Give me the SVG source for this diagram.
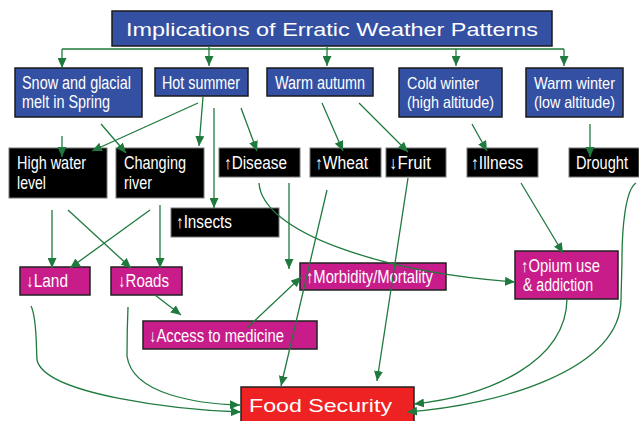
<svg xmlns="http://www.w3.org/2000/svg" width="639" height="421" viewBox="0 0 639 421">
<style>
text{font-family:"Liberation Sans",Arial,"DejaVu Sans",sans-serif;fill:#ffffff;font-size:17.5px}
.sm{font-size:16.5px}
.blue{fill:#3450A2;stroke:#1a1a1a;stroke-width:1.5}
.blk{fill:#000000;stroke:#777777;stroke-width:1}
.mag{fill:#C71C8A;stroke:#222222;stroke-width:1.5}
.red{fill:#EE2222;stroke:#222222;stroke-width:1.5}
.c path,.c line{fill:none;stroke:#1F7A3D;stroke-width:1.3}
.a{marker-end:url(#ah)}
</style>
<defs>
<marker id="ah" markerUnits="userSpaceOnUse" markerWidth="10" markerHeight="9" refX="10" refY="4.5" orient="auto">
<path d="M0,0 L10,4.5 L0,9 z" fill="#1F7A3D"/>
</marker>
</defs>
<rect width="639" height="421" fill="#ffffff"/>

<g id="title"><rect class="blue" x="112" y="11" width="440" height="35"/><text x="126" y="36" font-size="23" textLength="412" lengthAdjust="spacingAndGlyphs">Implications of Erratic Weather Patterns</text></g>

<g id="snow"><rect class="blue" x="15" y="68" width="127" height="49"/><text x="22" y="89" textLength="109" lengthAdjust="spacingAndGlyphs">Snow and glacial</text><text x="22" y="108" textLength="88" lengthAdjust="spacingAndGlyphs">melt in Spring</text></g>
<g id="hotsummer"><rect class="blue" x="155" y="68" width="93" height="28"/><text x="162" y="89" textLength="78" lengthAdjust="spacingAndGlyphs">Hot summer</text></g>
<g id="warmautumn"><rect class="blue" x="267" y="68" width="106" height="28"/><text x="275" y="89" textLength="90" lengthAdjust="spacingAndGlyphs">Warm autumn</text></g>
<g id="coldwinter"><rect class="blue" x="399" y="68" width="103" height="49"/><text class="sm" x="407" y="89" textLength="72" lengthAdjust="spacingAndGlyphs">Cold winter</text><text class="sm" x="407" y="108" textLength="87" lengthAdjust="spacingAndGlyphs">(high altitude)</text></g>
<g id="warmwinter"><rect class="blue" x="526" y="68" width="97" height="49"/><text class="sm" x="534" y="89" textLength="81" lengthAdjust="spacingAndGlyphs">Warm winter</text><text class="sm" x="534" y="108" textLength="81" lengthAdjust="spacingAndGlyphs">(low altitude)</text></g>

<g id="highwater"><rect class="blk" x="9" y="148" width="98" height="50"/><text x="17" y="169" textLength="69" lengthAdjust="spacingAndGlyphs">High water</text><text x="17" y="189" textLength="29" lengthAdjust="spacingAndGlyphs">level</text></g>
<g id="changingriver"><rect class="blk" x="116" y="148" width="88" height="50"/><text x="124" y="169" textLength="62" lengthAdjust="spacingAndGlyphs">Changing</text><text x="124" y="189" textLength="28" lengthAdjust="spacingAndGlyphs">river</text></g>
<g id="disease"><rect class="blk" x="219" y="148" width="81" height="29"/><text x="224" y="169" textLength="63" lengthAdjust="spacingAndGlyphs">↑Disease</text></g>
<g id="wheat"><rect class="blk" x="310" y="148" width="71" height="29"/><text x="315" y="169" textLength="53" lengthAdjust="spacingAndGlyphs">↑Wheat</text></g>
<g id="fruit"><rect class="blk" x="386" y="148" width="60" height="29"/><text x="389" y="169" textLength="42" lengthAdjust="spacingAndGlyphs">↓Fruit</text></g>
<g id="illness"><rect class="blk" x="467" y="148" width="71" height="29"/><text x="471" y="169" textLength="52" lengthAdjust="spacingAndGlyphs">↑Illness</text></g>
<g id="drought"><rect class="blk" x="569" y="148" width="70" height="29"/><text x="576" y="169" font-size="16.5" textLength="52" lengthAdjust="spacingAndGlyphs">Drought</text></g>
<g id="insects"><rect class="blk" x="171" y="208" width="108" height="29"/><text x="176" y="228" textLength="56" lengthAdjust="spacingAndGlyphs">↑Insects</text></g>

<g id="land"><rect class="mag" x="20" y="267" width="70" height="28"/><text x="26" y="287" textLength="42" lengthAdjust="spacingAndGlyphs">↓Land</text></g>
<g id="roads"><rect class="mag" x="111" y="267" width="71" height="28"/><text x="118" y="287" textLength="51" lengthAdjust="spacingAndGlyphs">↓Roads</text></g>
<g id="morbidity"><rect class="mag" x="300" y="263" width="146" height="27"/><text x="306" y="283" textLength="127" lengthAdjust="spacingAndGlyphs">↑Morbidity/Mortality</text></g>
<g id="opium"><rect class="mag" x="515" y="251" width="103" height="48"/><text x="521" y="272" textLength="79" lengthAdjust="spacingAndGlyphs">↑Opium use</text><text x="523" y="291" textLength="70" lengthAdjust="spacingAndGlyphs">&amp; addiction</text></g>
<g id="access"><rect class="mag" x="143" y="321" width="174" height="28"/><text x="149" y="342" textLength="135" lengthAdjust="spacingAndGlyphs">↓Access to medicine</text></g>
<g id="foodsecurity"><rect class="red" x="241" y="387" width="173" height="40"/><text x="249" y="412" font-size="24" textLength="143" lengthAdjust="spacingAndGlyphs">Food Security</text></g>

<g id="connectors" class="c">
<path d="M62,49 L564,49"/>
<line class="a" x1="62" y1="49" x2="62" y2="68"/>
<line class="a" x1="209" y1="46" x2="209" y2="66"/>
<line class="a" x1="327" y1="46" x2="327" y2="66"/>
<line class="a" x1="456" y1="49" x2="456" y2="66"/>
<line class="a" x1="564" y1="49" x2="564" y2="66"/>

<line class="a" x1="62" y1="136" x2="62" y2="157"/>
<line class="a" x1="101" y1="124" x2="126" y2="153"/>
<line class="a" x1="198" y1="103" x2="92" y2="151"/>
<line class="a" x1="203" y1="97" x2="199" y2="146"/>
<line class="a" x1="214" y1="108" x2="214" y2="208"/>
<line class="a" x1="241" y1="108" x2="257" y2="151"/>
<line class="a" x1="322" y1="103" x2="343" y2="151"/>
<line class="a" x1="359" y1="103" x2="408" y2="152"/>
<line class="a" x1="472" y1="124" x2="487" y2="151"/>
<line class="a" x1="590" y1="124" x2="590" y2="157"/>

<line class="a" x1="52" y1="210" x2="52" y2="268"/>
<line class="a" x1="68" y1="210" x2="131" y2="268"/>
<line class="a" x1="150" y1="210" x2="70" y2="268"/>
<line class="a" x1="160" y1="205" x2="160" y2="268"/>

<line class="a" x1="289" y1="183" x2="289" y2="269"/>
<path class="a" d="M259,183 C262,232 380,272 515,282"/>
<line class="a" x1="327" y1="190" x2="281" y2="386"/>
<line class="a" x1="408" y1="178" x2="377" y2="381"/>
<line class="a" x1="521" y1="183" x2="563" y2="253"/>

<line class="a" x1="155" y1="295" x2="181" y2="315"/>
<line class="a" x1="247" y1="328" x2="301" y2="277"/>

<path class="a" d="M31,306 C37,318 36,345 37,360 C45,395 180,410 241,412"/>
<path class="a" d="M128,307 C127,330 127,345 127,356 C132,395 200,404 240,405"/>
<path class="a" d="M567,299 C566,362 490,396 414,404"/>
<path class="a" d="M636,183 C625,190 622,230 622,260 L621,300 C620,370 500,405 407,412"/>
</g>
</svg>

____________

• _To do_
Leave the pictures out and copy the rest of the data exactly.

• _Solution_
Give me the SVG source for this diagram.
<svg xmlns="http://www.w3.org/2000/svg" width="639" height="421" viewBox="0 0 639 421">
<style>
text{font-family:"Liberation Sans",Arial,"DejaVu Sans",sans-serif;fill:#ffffff;font-size:17.5px}
.sm{font-size:16.5px}
.blue{fill:#3450A2;stroke:#1a1a1a;stroke-width:1.5}
.blk{fill:#000000;stroke:#777777;stroke-width:1}
.mag{fill:#C71C8A;stroke:#222222;stroke-width:1.5}
.red{fill:#EE2222;stroke:#222222;stroke-width:1.5}
.c path,.c line{fill:none;stroke:#1F7A3D;stroke-width:1.3}
.a{marker-end:url(#ah)}
</style>
<defs>
<marker id="ah" markerUnits="userSpaceOnUse" markerWidth="10" markerHeight="9" refX="10" refY="4.5" orient="auto">
<path d="M0,0 L10,4.5 L0,9 z" fill="#1F7A3D"/>
</marker>
</defs>
<rect width="639" height="421" fill="#ffffff"/>

<g id="title"><rect class="blue" x="112" y="11" width="440" height="35"/><text x="126" y="36" font-size="23" textLength="412" lengthAdjust="spacingAndGlyphs">Implications of Erratic Weather Patterns</text></g>

<g id="snow"><rect class="blue" x="15" y="68" width="127" height="49"/><text x="22" y="89" textLength="109" lengthAdjust="spacingAndGlyphs">Snow and glacial</text><text x="22" y="108" textLength="88" lengthAdjust="spacingAndGlyphs">melt in Spring</text></g>
<g id="hotsummer"><rect class="blue" x="155" y="68" width="93" height="28"/><text x="162" y="89" textLength="78" lengthAdjust="spacingAndGlyphs">Hot summer</text></g>
<g id="warmautumn"><rect class="blue" x="267" y="68" width="106" height="28"/><text x="275" y="89" textLength="90" lengthAdjust="spacingAndGlyphs">Warm autumn</text></g>
<g id="coldwinter"><rect class="blue" x="399" y="68" width="103" height="49"/><text class="sm" x="407" y="89" textLength="72" lengthAdjust="spacingAndGlyphs">Cold winter</text><text class="sm" x="407" y="108" textLength="87" lengthAdjust="spacingAndGlyphs">(high altitude)</text></g>
<g id="warmwinter"><rect class="blue" x="526" y="68" width="97" height="49"/><text class="sm" x="534" y="89" textLength="81" lengthAdjust="spacingAndGlyphs">Warm winter</text><text class="sm" x="534" y="108" textLength="81" lengthAdjust="spacingAndGlyphs">(low altitude)</text></g>

<g id="highwater"><rect class="blk" x="9" y="148" width="98" height="50"/><text x="17" y="169" textLength="69" lengthAdjust="spacingAndGlyphs">High water</text><text x="17" y="189" textLength="29" lengthAdjust="spacingAndGlyphs">level</text></g>
<g id="changingriver"><rect class="blk" x="116" y="148" width="88" height="50"/><text x="124" y="169" textLength="62" lengthAdjust="spacingAndGlyphs">Changing</text><text x="124" y="189" textLength="28" lengthAdjust="spacingAndGlyphs">river</text></g>
<g id="disease"><rect class="blk" x="219" y="148" width="81" height="29"/><text x="224" y="169" textLength="63" lengthAdjust="spacingAndGlyphs">↑Disease</text></g>
<g id="wheat"><rect class="blk" x="310" y="148" width="71" height="29"/><text x="315" y="169" textLength="53" lengthAdjust="spacingAndGlyphs">↑Wheat</text></g>
<g id="fruit"><rect class="blk" x="386" y="148" width="60" height="29"/><text x="389" y="169" textLength="42" lengthAdjust="spacingAndGlyphs">↓Fruit</text></g>
<g id="illness"><rect class="blk" x="467" y="148" width="71" height="29"/><text x="471" y="169" textLength="52" lengthAdjust="spacingAndGlyphs">↑Illness</text></g>
<g id="drought"><rect class="blk" x="569" y="148" width="70" height="29"/><text x="576" y="169" font-size="16.5" textLength="52" lengthAdjust="spacingAndGlyphs">Drought</text></g>
<g id="insects"><rect class="blk" x="171" y="208" width="108" height="29"/><text x="176" y="228" textLength="56" lengthAdjust="spacingAndGlyphs">↑Insects</text></g>

<g id="land"><rect class="mag" x="20" y="267" width="70" height="28"/><text x="26" y="287" textLength="42" lengthAdjust="spacingAndGlyphs">↓Land</text></g>
<g id="roads"><rect class="mag" x="111" y="267" width="71" height="28"/><text x="118" y="287" textLength="51" lengthAdjust="spacingAndGlyphs">↓Roads</text></g>
<g id="morbidity"><rect class="mag" x="300" y="263" width="146" height="27"/><text x="306" y="283" textLength="127" lengthAdjust="spacingAndGlyphs">↑Morbidity/Mortality</text></g>
<g id="opium"><rect class="mag" x="515" y="251" width="103" height="48"/><text x="521" y="272" textLength="79" lengthAdjust="spacingAndGlyphs">↑Opium use</text><text x="523" y="291" textLength="70" lengthAdjust="spacingAndGlyphs">&amp; addiction</text></g>
<g id="access"><rect class="mag" x="143" y="321" width="174" height="28"/><text x="149" y="342" textLength="135" lengthAdjust="spacingAndGlyphs">↓Access to medicine</text></g>
<g id="foodsecurity"><rect class="red" x="241" y="387" width="173" height="40"/><text x="249" y="412" font-size="24" textLength="143" lengthAdjust="spacingAndGlyphs">Food Security</text></g>

<g id="connectors" class="c">
<path d="M62,49 L564,49"/>
<line class="a" x1="62" y1="49" x2="62" y2="68"/>
<line class="a" x1="209" y1="46" x2="209" y2="66"/>
<line class="a" x1="327" y1="46" x2="327" y2="66"/>
<line class="a" x1="456" y1="49" x2="456" y2="66"/>
<line class="a" x1="564" y1="49" x2="564" y2="66"/>

<line class="a" x1="62" y1="136" x2="62" y2="157"/>
<line class="a" x1="101" y1="124" x2="126" y2="153"/>
<line class="a" x1="198" y1="103" x2="92" y2="151"/>
<line class="a" x1="203" y1="97" x2="199" y2="146"/>
<line class="a" x1="214" y1="108" x2="214" y2="208"/>
<line class="a" x1="241" y1="108" x2="257" y2="151"/>
<line class="a" x1="322" y1="103" x2="343" y2="151"/>
<line class="a" x1="359" y1="103" x2="408" y2="152"/>
<line class="a" x1="472" y1="124" x2="487" y2="151"/>
<line class="a" x1="590" y1="124" x2="590" y2="157"/>

<line class="a" x1="52" y1="210" x2="52" y2="268"/>
<line class="a" x1="68" y1="210" x2="131" y2="268"/>
<line class="a" x1="150" y1="210" x2="70" y2="268"/>
<line class="a" x1="160" y1="205" x2="160" y2="268"/>

<line class="a" x1="289" y1="183" x2="289" y2="269"/>
<path class="a" d="M259,183 C262,232 380,272 515,282"/>
<line class="a" x1="327" y1="190" x2="281" y2="386"/>
<line class="a" x1="408" y1="178" x2="377" y2="381"/>
<line class="a" x1="521" y1="183" x2="563" y2="253"/>

<line class="a" x1="155" y1="295" x2="181" y2="315"/>
<line class="a" x1="247" y1="328" x2="301" y2="277"/>

<path class="a" d="M31,306 C37,318 36,345 37,360 C45,395 180,410 241,412"/>
<path class="a" d="M128,307 C127,330 127,345 127,356 C132,395 200,404 240,405"/>
<path class="a" d="M567,299 C566,362 490,396 414,404"/>
<path class="a" d="M636,183 C625,190 622,230 622,260 L621,300 C620,370 500,405 407,412"/>
</g>
</svg>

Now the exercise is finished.